> [Problem details]:
Below are the records. Retype, exactly, the lines from the first through the line with "import plotly.graph_objects as go", and leave out the pictures.

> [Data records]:
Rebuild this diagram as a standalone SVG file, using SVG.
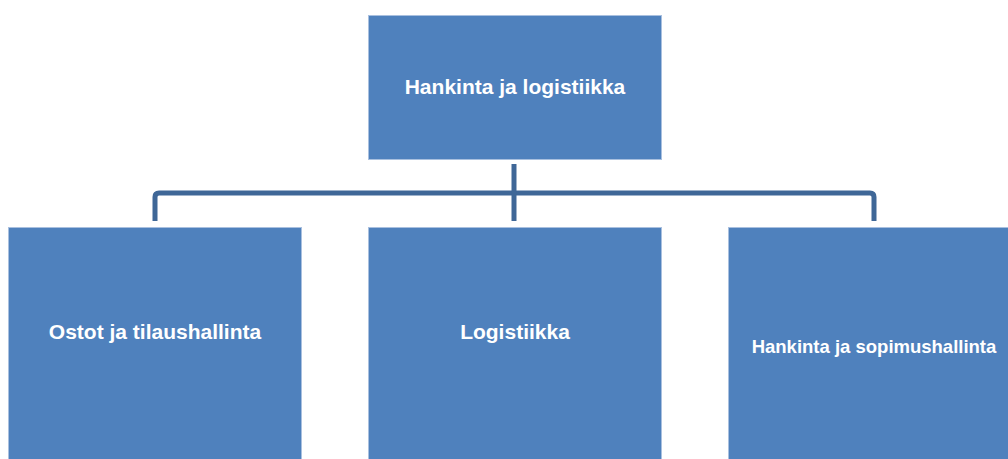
<svg xmlns="http://www.w3.org/2000/svg" width="1008" height="459" viewBox="0 0 1008 459">
  <style>
    .box { fill: #4F81BD; stroke: #A9C0DF; stroke-width: 1; }
    .lbl { fill: #FFFFFF; font-family: "Liberation Sans", Arial, sans-serif; font-weight: bold; text-anchor: middle; }
    .conn { fill: none; stroke: #3F6797; stroke-width: 5; stroke-linejoin: round; }
  </style>
  <rect width="1008" height="459" fill="#FFFFFF"/>
  <g id="connectors">
    <path class="conn" d="M155,221 V197 Q155,193 159,193 H870 Q874,193 874,197 V221"/>
    <path class="conn" d="M514,164 V221"/>
  </g>
  <g id="node-hankinta-logistiikka">
    <rect class="box" x="368.5" y="15.5" width="293" height="144"/>
    <text class="lbl" x="515" y="94" font-size="21">Hankinta ja logistiikka</text>
  </g>
  <g id="node-ostot">
    <rect class="box" x="8.5" y="227.5" width="293" height="240"/>
    <text class="lbl" x="155" y="339" font-size="21">Ostot ja tilaushallinta</text>
  </g>
  <g id="node-logistiikka">
    <rect class="box" x="368.5" y="227.5" width="293" height="240"/>
    <text class="lbl" x="515" y="339" font-size="21">Logistiikka</text>
  </g>
  <g id="node-sopimushallinta">
    <rect class="box" x="728.5" y="227.5" width="293" height="240"/>
    <text class="lbl" x="874" y="353" font-size="18.5">Hankinta ja sopimushallinta</text>
  </g>
</svg>
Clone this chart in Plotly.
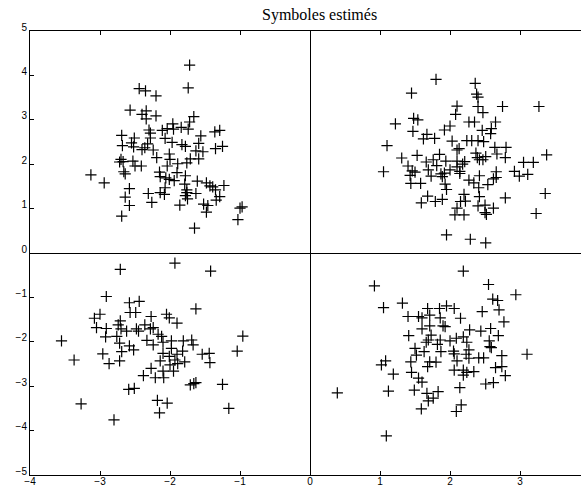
import plotly.graph_objects as go

# Cluster 1 (top-left)
x_q1 = [-1.72, -2.44, -2.35, -1.74, -2.20, -2.57, -2.40, -2.34, -2.34, -2.20,
        -1.66, -1.72, -1.96, -1.95, -1.84, -1.74, -2.30, -2.28, -2.28, -2.11,
        -2.04, -2.69, -2.51, -2.55, -2.68, -2.52, -1.56, -1.59, -1.36, -1.29,
        -2.07, -1.97, -1.83, -1.78, -2.32, -2.36, -2.40, -2.24, -2.01, -2.00,
        -1.63, -1.53, -1.35, -1.25, -2.19, -2.70, -2.72, -2.67, -2.53, -2.50,
        -2.41, -1.71, -1.59, -1.89, -1.76, -2.04, -2.66, -2.64, -3.13, -2.15,
        -2.14, -2.94, -2.06, -2.01, -1.94, -1.90, -1.78, -1.61, -1.79, -1.76,
        -1.48, -1.43, -1.39, -1.23, -2.58, -2.64, -2.31, -2.26, -2.14, -2.08,
        -2.07, -1.63, -1.78, -1.75, -1.76, -1.35, -1.34, -1.29, -2.58, -1.86,
        -1.52, -1.46, -1.48, -1.00, -0.97, -1.03, -2.69, -1.65]
y_q1 = [4.23, 3.70, 3.65, 3.72, 3.54, 3.22, 3.12, 3.20, 3.02, 3.09,
        3.07, 2.95, 2.91, 2.79, 2.83, 2.79, 2.77, 2.70, 2.59, 2.76,
        2.80, 2.65, 2.59, 2.48, 2.42, 2.39, 2.64, 2.47, 2.73, 2.76,
        2.58, 2.49, 2.44, 2.40, 2.46, 2.37, 2.33, 2.32, 2.23, 2.11,
        2.30, 2.28, 2.35, 2.40, 2.15, 2.11, 2.05, 2.06, 2.07, 1.96,
        1.96, 2.12, 2.12, 2.01, 2.03, 1.96, 1.83, 1.78, 1.76, 1.82,
        1.72, 1.58, 1.69, 1.66, 1.63, 1.81, 1.74, 1.62, 1.55, 1.42,
        1.58, 1.51, 1.49, 1.52, 1.45, 1.26, 1.34, 1.14, 1.36, 1.32,
        1.47, 1.34, 1.29, 1.22, 1.36, 1.42, 1.19, 1.27, 1.07, 1.08,
        1.10, 1.07, 0.92, 1.01, 1.04, 0.75, 0.83, 0.56]

# Cluster 2 (top-right)
x_q2 = [1.80, 2.36, 1.45, 2.38, 2.40, 2.10, 2.40, 2.75, 3.27, 2.47,
        2.08, 1.48, 1.54, 1.22, 2.27, 2.35, 2.65, 1.47, 2.46, 2.59,
        2.58, 1.67, 1.62, 1.78, 1.92, 2.00, 2.03, 2.24, 2.31, 2.40,
        2.48, 1.10, 2.64, 2.80, 2.79, 2.67, 2.13, 2.10, 1.31, 1.53,
        1.40, 1.85, 1.94, 1.76, 1.66, 2.37, 2.39, 2.47, 2.51, 2.42,
        1.05, 1.46, 1.50, 1.43, 1.69, 1.81, 2.10, 2.21, 2.10, 2.18,
        1.87, 1.92, 1.89, 2.00, 2.14, 2.14, 1.73, 2.42, 2.66, 2.66,
        2.62, 2.92, 2.99, 3.05, 3.19, 3.38, 3.11, 1.44, 1.58, 1.93,
        1.95, 2.27, 2.34, 2.41, 2.54, 1.68, 1.59, 1.79, 1.89, 2.20,
        2.15, 2.22, 2.42, 2.40, 2.50, 2.62, 2.52, 2.50, 2.79, 2.10,
        2.07, 2.20, 3.36, 3.23, 1.95, 2.29, 2.51]
y_q2 = [3.91, 3.82, 3.60, 3.58, 3.51, 3.31, 3.30, 3.30, 3.30, 3.16,
        3.12, 3.03, 3.00, 2.91, 2.95, 2.95, 2.95, 2.74, 2.76, 2.80,
        2.69, 2.67, 2.57, 2.58, 2.77, 2.86, 2.52, 2.53, 2.53, 2.53,
        2.51, 2.42, 2.38, 2.38, 2.15, 2.23, 2.35, 2.32, 2.14, 2.20,
        1.96, 2.22, 2.07, 2.10, 2.05, 2.25, 2.15, 2.10, 2.17, 2.10,
        1.83, 1.85, 1.82, 1.75, 1.87, 1.97, 2.07, 2.06, 1.94, 2.00,
        1.78, 1.80, 1.72, 1.87, 1.84, 1.79, 1.73, 1.74, 1.83, 1.70,
        1.67, 1.84, 1.73, 2.04, 2.04, 2.21, 1.77, 1.57, 1.57, 1.55,
        1.43, 1.64, 1.58, 1.47, 1.54, 1.28, 1.13, 1.16, 1.21, 1.32,
        1.16, 1.17, 1.27, 1.06, 1.08, 1.01, 0.87, 0.91, 1.24, 1.01,
        0.86, 0.86, 1.34, 0.89, 0.41, 0.31, 0.23]

# Cluster 3 (bottom-left)
x_q3 = [-1.93, -2.71, -1.42, -2.91, -2.58, -2.44, -1.63, -2.57, -2.49, -3.00,
        -3.08, -2.27, -2.05, -2.01, -1.90, -2.71, -2.74, -3.05, -2.91, -2.70,
        -2.62, -2.48, -2.45, -2.36, -2.28, -2.24, -2.17, -2.12, -0.96, -3.55,
        -2.92, -2.76, -2.72, -2.33, -2.24, -2.10, -1.98, -1.81, -1.69, -1.67,
        -2.58, -2.52, -2.69, -1.98, -1.82, -1.90, -2.10, -2.01, -1.54, -1.44,
        -1.43, -1.04, -2.96, -3.37, -2.87, -2.72, -2.14, -2.00, -1.93, -1.89,
        -1.79, -2.27, -2.10, -1.95, -2.38, -2.21, -2.09, -1.71, -1.66, -1.63,
        -1.25, -2.59, -2.51, -2.18, -2.04, -3.27, -2.15, -1.16, -2.80]
y_q3 = [-0.23, -0.37, -0.41, -0.98, -1.12, -1.09, -1.26, -1.34, -1.34, -1.38,
        -1.47, -1.43, -1.38, -1.46, -1.58, -1.53, -1.62, -1.68, -1.70, -1.71,
        -1.76, -1.71, -1.76, -1.62, -1.71, -1.68, -1.83, -1.88, -1.87, -1.98,
        -1.89, -1.88, -2.03, -1.97, -2.07, -2.01, -1.98, -1.98, -1.96, -2.07,
        -2.09, -2.18, -2.22, -2.15, -2.21, -2.28, -2.26, -2.33, -2.28, -2.26,
        -2.47, -2.21, -2.27, -2.41, -2.49, -2.43, -2.43, -2.52, -2.41, -2.49,
        -2.45, -2.60, -2.66, -2.66, -2.76, -2.81, -2.81, -2.97, -2.94, -2.92,
        -2.96, -3.07, -3.05, -3.32, -3.38, -3.40, -3.60, -3.50, -3.76]

# Cluster 4 (bottom-right)
x_q4 = [2.19, 0.92, 2.55, 2.94, 2.61, 2.68, 1.32, 1.05, 1.95, 1.85,
        1.68, 2.06, 2.70, 2.46, 1.40, 1.55, 1.60, 1.71, 1.86, 2.15,
        2.77, 1.71, 1.60, 1.90, 1.93, 2.28, 2.44, 2.58, 1.41, 1.73,
        2.69, 1.69, 1.86, 2.00, 2.09, 2.19, 1.66, 1.82, 2.24, 2.56,
        1.50, 1.63, 1.87, 2.05, 2.57, 2.59, 3.10, 2.06, 2.23, 2.27,
        1.52, 2.74, 1.08, 1.02, 1.44, 1.71, 1.80, 1.68, 2.10, 2.27,
        2.41, 2.48, 2.65, 2.74, 2.06, 2.19, 2.24, 2.34, 1.45, 2.19,
        1.19, 2.79, 1.55, 1.60, 2.51, 2.62, 2.14, 1.49, 1.12, 1.67,
        1.83, 1.69, 1.76, 2.16, 2.09, 1.59, 1.09, 0.39]
y_q4 = [-0.41, -0.74, -0.71, -0.94, -1.04, -1.07, -1.13, -1.23, -1.19, -1.25,
        -1.25, -1.25, -1.28, -1.32, -1.43, -1.43, -1.46, -1.40, -1.46, -1.47,
        -1.55, -1.64, -1.71, -1.64, -1.66, -1.73, -1.76, -1.70, -1.86, -1.85,
        -1.86, -1.96, -1.96, -1.98, -1.92, -1.89, -2.01, -2.06, -2.01, -1.98,
        -2.15, -2.22, -2.22, -2.21, -2.11, -2.13, -2.28, -2.27, -2.28, -2.18,
        -2.30, -2.31, -2.43, -2.52, -2.45, -2.45, -2.46, -2.56, -2.43, -2.37,
        -2.36, -2.36, -2.58, -2.56, -2.64, -2.64, -2.69, -2.67, -2.69, -2.75,
        -2.73, -2.76, -2.82, -2.91, -2.95, -2.92, -3.03, -3.09, -3.11, -3.16,
        -3.12, -3.33, -3.27, -3.42, -3.57, -3.51, -4.12, -3.15]

title_text = "Symboles estimés"
x_ticks = [-4, -3, -2, -1, 0, 1, 2, 3]
y_ticks = [-5, -4, -3, -2, -1, 0, 1, 2, 3, 4, 5]

fig = go.Figure()
for xs, ys in [(x_q1, y_q1), (x_q2, y_q2), (x_q3, y_q3), (x_q4, y_q4)]:
    fig.add_trace(go.Scatter(
        x=xs, y=ys, mode="markers",
        marker=dict(symbol="cross-thin", size=8, line=dict(width=1.2, color="black"), color="black"),
        showlegend=False, hoverinfo="skip"))

fig.update_layout(
    width=581, height=486,
    margin=dict(l=30, r=0, t=31, b=11, autoexpand=False),
    paper_bgcolor="white", plot_bgcolor="white",
    font=dict(family="Liberation Sans, Arial, sans-serif", size=10, color="black"),
    annotations=[dict(text=title_text, x=0.526, y=1.0, xref="paper", yref="paper",
                      xanchor="center", yanchor="bottom", yshift=5, showarrow=False,
                      font=dict(family="Liberation Serif, Times New Roman, serif", size=16, color="black"))],
)
fig.update_xaxes(range=[-4, 3.871], tickmode="array", tickvals=x_ticks, automargin=False,
                 ticks="inside", ticklen=4, tickcolor="black", showline=True, linecolor="black",
                 linewidth=1, mirror="ticks", showgrid=False, zeroline=True, zerolinecolor="black",
                 zerolinewidth=1, ticklabelstandoff=-3)
fig.update_yaxes(range=[-5, 5], tickmode="array", tickvals=y_ticks, automargin=False,
                 ticks="inside", ticklen=4, tickcolor="black", showline=True, linecolor="black",
                 linewidth=1, mirror=False, showgrid=False, zeroline=True, zerolinecolor="black",
                 zerolinewidth=1, ticklabelshift=-4)

fig.write_html("out.html", config={"displayModeBar": False},
               post_script="document.body.style.margin='0';document.body.style.overflow='hidden';")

> [Result]:
Rebuild this diagram as a standalone SVG file, using SVG.
<svg xmlns="http://www.w3.org/2000/svg" width="1008" height="459" viewBox="0 0 1008 459">
  <style>
    .box { fill: #4F81BD; stroke: #A9C0DF; stroke-width: 1; }
    .lbl { fill: #FFFFFF; font-family: "Liberation Sans", Arial, sans-serif; font-weight: bold; text-anchor: middle; }
    .conn { fill: none; stroke: #3F6797; stroke-width: 5; stroke-linejoin: round; }
  </style>
  <rect width="1008" height="459" fill="#FFFFFF"/>
  <g id="connectors">
    <path class="conn" d="M155,221 V197 Q155,193 159,193 H870 Q874,193 874,197 V221"/>
    <path class="conn" d="M514,164 V221"/>
  </g>
  <g id="node-hankinta-logistiikka">
    <rect class="box" x="368.5" y="15.5" width="293" height="144"/>
    <text class="lbl" x="515" y="94" font-size="21">Hankinta ja logistiikka</text>
  </g>
  <g id="node-ostot">
    <rect class="box" x="8.5" y="227.5" width="293" height="240"/>
    <text class="lbl" x="155" y="339" font-size="21">Ostot ja tilaushallinta</text>
  </g>
  <g id="node-logistiikka">
    <rect class="box" x="368.5" y="227.5" width="293" height="240"/>
    <text class="lbl" x="515" y="339" font-size="21">Logistiikka</text>
  </g>
  <g id="node-sopimushallinta">
    <rect class="box" x="728.5" y="227.5" width="293" height="240"/>
    <text class="lbl" x="874" y="353" font-size="18.5">Hankinta ja sopimushallinta</text>
  </g>
</svg>
Clone this chart in Plotly.
import plotly.graph_objects as go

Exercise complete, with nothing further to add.